Despite the progress being made, the circular economy has a long way to go before it becomes a reality.

“Education on the field [of circular economies] is in woeful short supply, and there is a need to develop the skills and knowledge of educators so they can instruct others in how a circular economy works,” said David Peck, senior research fellow and professor specializing in critical materials and circular design at Delft University of Technology (TU Delft) in the Netherlands.

“Companies will also need to work more closely with policymakers, regulators and government and seek mutual benefits,” Peck said. “They will have to embrace unusual business models in partnership with organizations they may never have expected to work with. And policymakers will need to play a pivotal role in deciding on the choices we have to make. For example, choices in public sector procurement can provide a real boost.”

To make the circular economy work, Peck said, educators need to focus their efforts as much on people in companies as they do on individuals. TU Delft is working to drive collaboration with partners in the private and public sectors, including partnering with the Ellen MacArthur Foundation – pioneers in promoting the economic advantages of the circular economy – to develop teaching and research programs.
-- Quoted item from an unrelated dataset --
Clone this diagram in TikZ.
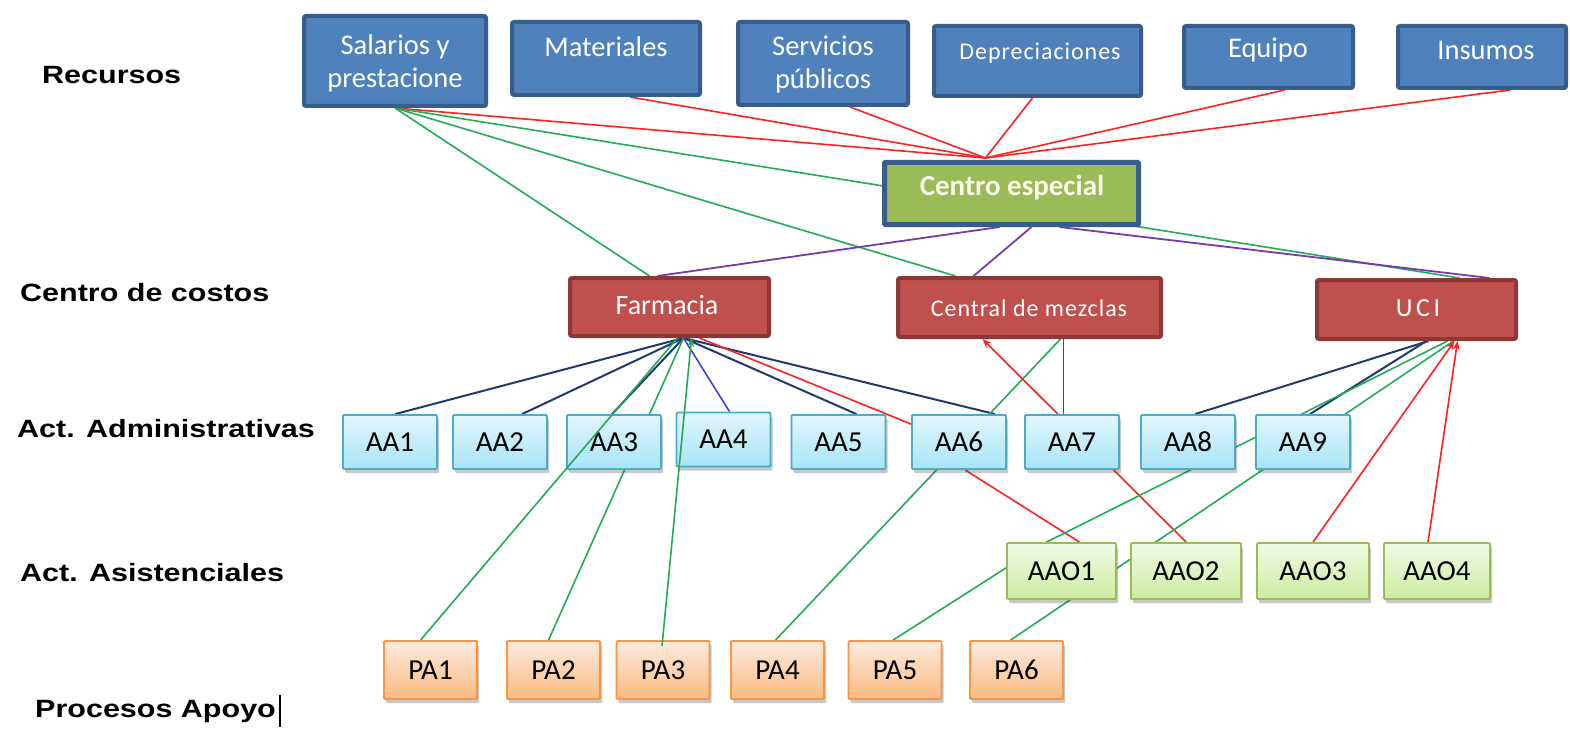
\documentclass[tikz,border=0pt]{standalone}
\usepackage{fontspec}
\setmainfont{Carlito}
\newfontfamily\lblfont{Liberation Sans}[FakeStretch=1.22]
\newfontfamily\spfont{Carlito}[LetterSpace=4]
\newfontfamily\wspfont{Carlito}[LetterSpace=14]
\usetikzlibrary{arrows.meta,shadows,calc}
\pgfdeclarelayer{bgfill}
\pgfdeclarelayer{bg}
\pgfdeclarelayer{fg}
\pgfsetlayers{bgfill,bg,main,fg}
\definecolor{resfill}{HTML}{4F81BD}
\definecolor{resdraw}{HTML}{385D8A}
\definecolor{cefill}{HTML}{9BBB59}
\definecolor{cetext}{HTML}{FAFAE8}
\definecolor{costfill}{HTML}{C0504D}
\definecolor{costdraw}{HTML}{8C3836}
\definecolor{aatop}{HTML}{E2F6FC}
\definecolor{aabot}{HTML}{A8E4F8}
\definecolor{aadraw}{HTML}{4BACC6}
\definecolor{aaotop}{HTML}{F2FAE6}
\definecolor{aaobot}{HTML}{CDEBA0}
\definecolor{aaodraw}{HTML}{9BBB59}
\definecolor{patop}{HTML}{FDEBDD}
\definecolor{pabot}{HTML}{FAB982}
\definecolor{padraw}{HTML}{F79646}
\definecolor{lnred}{HTML}{FF2020}
\definecolor{lngreen}{HTML}{22AD55}
\definecolor{lnnavy}{HTML}{223A6C}
\definecolor{lnblue}{HTML}{3A3ADD}
\definecolor{lnpurple}{HTML}{7A3AAE}
\tikzset{
  resbox/.style={draw=resdraw, fill=resfill, line width=4pt, rounded corners=2pt, inner sep=0pt},
  restext/.style={text=white, font=\fontsize{28.5}{33}\selectfont, align=center, inner sep=0pt},
  cebox/.style={draw=resdraw, fill=cefill, line width=5pt, rounded corners=1pt, inner sep=0pt},
  costbox/.style={draw=costdraw, fill=costfill, line width=4pt, rounded corners=2pt, inner sep=0pt},
  costtext/.style={text=white, inner sep=0pt},
  smallbox/.style={line width=1.8pt, rounded corners=1pt, inner sep=0pt,
    font=\fontsize{29}{33}\selectfont,
    drop shadow={shadow xshift=2pt, shadow yshift=-4pt, opacity=0.3, fill=black!70}},
  aabox/.style={smallbox, draw=aadraw, top color=aatop, bottom color=aabot, minimum width=94pt, minimum height=54pt},
  aaobox/.style={smallbox, draw=aaodraw, top color=aaotop, bottom color=aaobot, minimum height=56pt},
  pabox/.style={smallbox, draw=padraw, top color=patop, bottom color=pabot, minimum width=93pt, minimum height=58pt},
  lbl/.style={anchor=west, inner sep=0pt, font=\lblfont\bfseries\fontsize{25}{30}\selectfont},
  lred/.style={draw=lnred, line width=1.6pt},
  lgreen/.style={draw=lngreen, line width=1.6pt},
  lnavy/.style={draw=lnnavy, line width=2pt},
  lblue/.style={draw=lnblue, line width=1.5pt},
  lpurp/.style={draw=lnpurple, line width=1.8pt},
  tip/.style={-{Stealth[length=9pt,width=7pt]}}
}
\begin{document}
\begin{tikzpicture}[x=1pt,y=-1pt]
\begin{pgfonlayer}{bgfill}
\fill[white] (0,0) rectangle (1570,730);
\end{pgfonlayer}
\useasboundingbox (0,0) rectangle (1570,730);

% left labels
\node[lbl] (lrec) at (42,75) {Recursos};
\node[lbl] (lcc) at (20,293) {Centro de costos};
\node[lbl] (lad) at (17,429) {Act. Administrativas};
\node[lbl] (las) at (20,573) {Act. Asistenciales};
\node[lbl] (lpa) at (35,711) {Procesos Apoyo};
\draw[line width=2pt] ([xshift=4pt,yshift=16pt]lpa.east) -- ([xshift=4pt,yshift=-16pt]lpa.east);

% resources
\node[resbox, minimum width=182pt, minimum height=90pt] (sal) at (395,61) {};
\node[restext] (tsal) at (395,63.5) {Salarios y\\prestacione};
\node[resbox, minimum width=188pt, minimum height=73pt] (mat) at (606,58.5) {};
\node[restext] (tmat) at (606,47) {Materiales};
\node[resbox, minimum width=170pt, minimum height=83pt] (ser) at (823,63.5) {};
\node[restext] (tser) at (823,64.5) {Servicios\\públicos};
\node[resbox, minimum width=207pt, minimum height=70pt] (dep) at (1037.5,61) {};
\node[restext, font=\spfont\fontsize{24}{28}\selectfont] (tdep) at (1040,53) {Depreciaciones};
\node[resbox, minimum width=169pt, minimum height=62pt] (equ) at (1268.5,57) {};
\node[restext] (tequ) at (1268,50) {Equipo};
\node[resbox, minimum width=168pt, minimum height=62pt] (ins) at (1482,57) {};
\node[restext] (tins) at (1486,50) {Insumos};

% centro especial
\node[cebox, minimum width=254pt, minimum height=62pt] (ce) at (1011.5,193.5) {};
\node[costtext, text=cetext, font=\bfseries\fontsize{29}{33}\selectfont] (tce) at (1012,188) {Centro especial};

% cost centres
\node[costbox, minimum width=199pt, minimum height=58pt] (far) at (669.5,307) {};
\node[costtext, font=\fontsize{28}{33}\selectfont] (tfar) at (667,305) {Farmacia};
\node[costbox, minimum width=263pt, minimum height=59pt] (cdm) at (1029.5,307.5) {};
\node[costtext, font=\spfont\fontsize{24}{28}\selectfont] (tcdm) at (1029,308) {Central de mezclas};
\node[costbox, minimum width=199pt, minimum height=59pt] (uci) at (1416.5,309.5) {};
\node[costtext, font=\wspfont\fontsize{26}{30}\selectfont] (tuci) at (1418,308) {UCI};

% AA
\node[aabox] (aa1) at (390,442) {AA1};
\node[aabox] (aa2) at (500,442) {AA2};
\node[aabox] (aa3) at (614,442) {AA3};
\node[aabox] (aa4) at (723.5,439.5) {AA4};
\node[aabox] (aa5) at (838.5,442) {AA5};
\node[aabox] (aa6) at (959,442) {AA6};
\node[aabox] (aa7) at (1072,442) {AA7};
\node[aabox] (aa8) at (1188,442) {AA8};
\node[aabox] (aa9) at (1303,442) {AA9};

% AAO
\node[aaobox, minimum width=109pt] (aao1) at (1061.5,571) {AAO1};
\node[aaobox, minimum width=110pt] (aao2) at (1186,571) {AAO2};
\node[aaobox, minimum width=112pt] (aao3) at (1313,571) {AAO3};
\node[aaobox, minimum width=106pt] (aao4) at (1437,571) {AAO4};

% PA
\node[pabox] (pa1) at (430.5,670) {PA1};
\node[pabox] (pa2) at (553.5,670) {PA2};
\node[pabox] (pa3) at (663,670) {PA3};
\node[pabox] (pa4) at (777.5,670) {PA4};
\node[pabox] (pa5) at (895,670) {PA5};
\node[pabox] (pa6) at (1016.5,670) {PA6};

\begin{pgfonlayer}{bg}
% resources to centro especial
\coordinate (cehub) at ([xshift=-26pt,yshift=2pt]ce.north);
\draw[lred] (sal.south) -- (cehub);
\draw[lred] ([xshift=24pt]mat.south) -- (cehub);
\draw[lred] ([xshift=27pt]ser.south) -- (cehub);
\draw[lred] ([xshift=-5pt]dep.south) -- (cehub);
\draw[lred] ([xshift=16pt]equ.south) -- (cehub);
\draw[lred] ([xshift=28pt]ins.south) -- (cehub);
% salarios greens
\draw[lgreen] (sal.south) -- ([xshift=43pt]uci.north);
\draw[lgreen] (sal.south) -- ([xshift=-74pt]cdm.north);
\draw[lgreen] (sal.south) -- ([xshift=-20pt]far.north);
% centro especial purples
\draw[lpurp] ([xshift=-12pt]ce.south) -- ([xshift=-12pt]far.north);
\draw[lpurp] ([xshift=20pt]ce.south) -- ([xshift=-56pt]cdm.north);
\draw[lpurp] ([xshift=48pt]ce.south) -- ([xshift=73pt]uci.north);
% farmacia
\coordinate (fhub) at ([xshift=14pt]far.south);
\draw[lnavy] (fhub) -- ([xshift=5pt]aa1.north);
\draw[lnavy] (fhub) -- ([xshift=22pt]aa2.north);
\draw[lnavy] (fhub) -- ([xshift=-2pt]aa3.north);
\draw[lnavy] (fhub) -- ([xshift=18pt]aa5.north);
\draw[lnavy] (fhub) -- ([xshift=36pt]aa6.north);
\draw[lblue] (fhub) -- ([xshift=6pt]aa4.north);
\draw[lred] ([xshift=30pt]far.south) -- ([yshift=-10pt]aa6.north west);
\draw[lgreen] ([xshift=-5pt]pa2.north) -- ([xshift=14pt]far.south);
% central de mezclas
\draw[lgreen] ([xshift=-2pt]pa4.north) -- ([xshift=31pt]cdm.south);
\draw[lblue] ([xshift=34pt]cdm.south) -- ([xshift=-8.5pt]aa7.north);
\draw[lred, tip] (aao2.north) -- ([xshift=-47pt]cdm.south);
\draw[lred] ([xshift=6pt]aa6.south) -- ([xshift=18pt]aao1.north);
% UCI
\draw[lnavy] ([xshift=12pt]uci.south) -- ([xshift=7pt]aa8.north);
\draw[lnavy] ([xshift=10pt]uci.south) -- ([xshift=7pt]aa9.north);
\draw[lgreen] ([xshift=-2pt]pa5.north) -- ([xshift=-15pt]aao1.north) -- ([xshift=31pt]uci.south);
\draw[lgreen] ([xshift=-6pt]pa6.north) -- ([xshift=37pt]uci.south);
\draw[lred, tip] (aao3.north) -- ([xshift=38pt]uci.south);
\draw[lred, tip] ([xshift=-9pt]aao4.north) -- ([xshift=41pt]uci.south);
\end{pgfonlayer}

\begin{pgfonlayer}{fg}
\draw[lgreen] ([xshift=-10pt]pa1.north) -- ([xshift=8pt]far.south);
\draw[lgreen, tip] ([xshift=-1pt,yshift=-6pt]pa3.north) -- ([xshift=22pt]far.south);
\end{pgfonlayer}
\end{tikzpicture}
\end{document}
TU Delft also works with industrial partners through the Amsterdam Institute for Advanced Metropolitan Solutions, which helps science, education, government, business and societal organizations create solutions for the complex consumption and disposal challenges that cities face. Partnering with companies to focus on the circular city also is a key focus area of TU Delft’s work with the European Institute of Innovation and Technology Raw Materials consortium and the Leiden-Delft-Erasmus Centre for Sustainability.

“We are seeing the beginnings of the transition to a circular economy in cities, with circular cities being listed in the Ellen MacArthur Foundation network and across the European Union in EU-funded projects,” Peck said. “Circular can get done at a city level, making cities an excellent place to start.”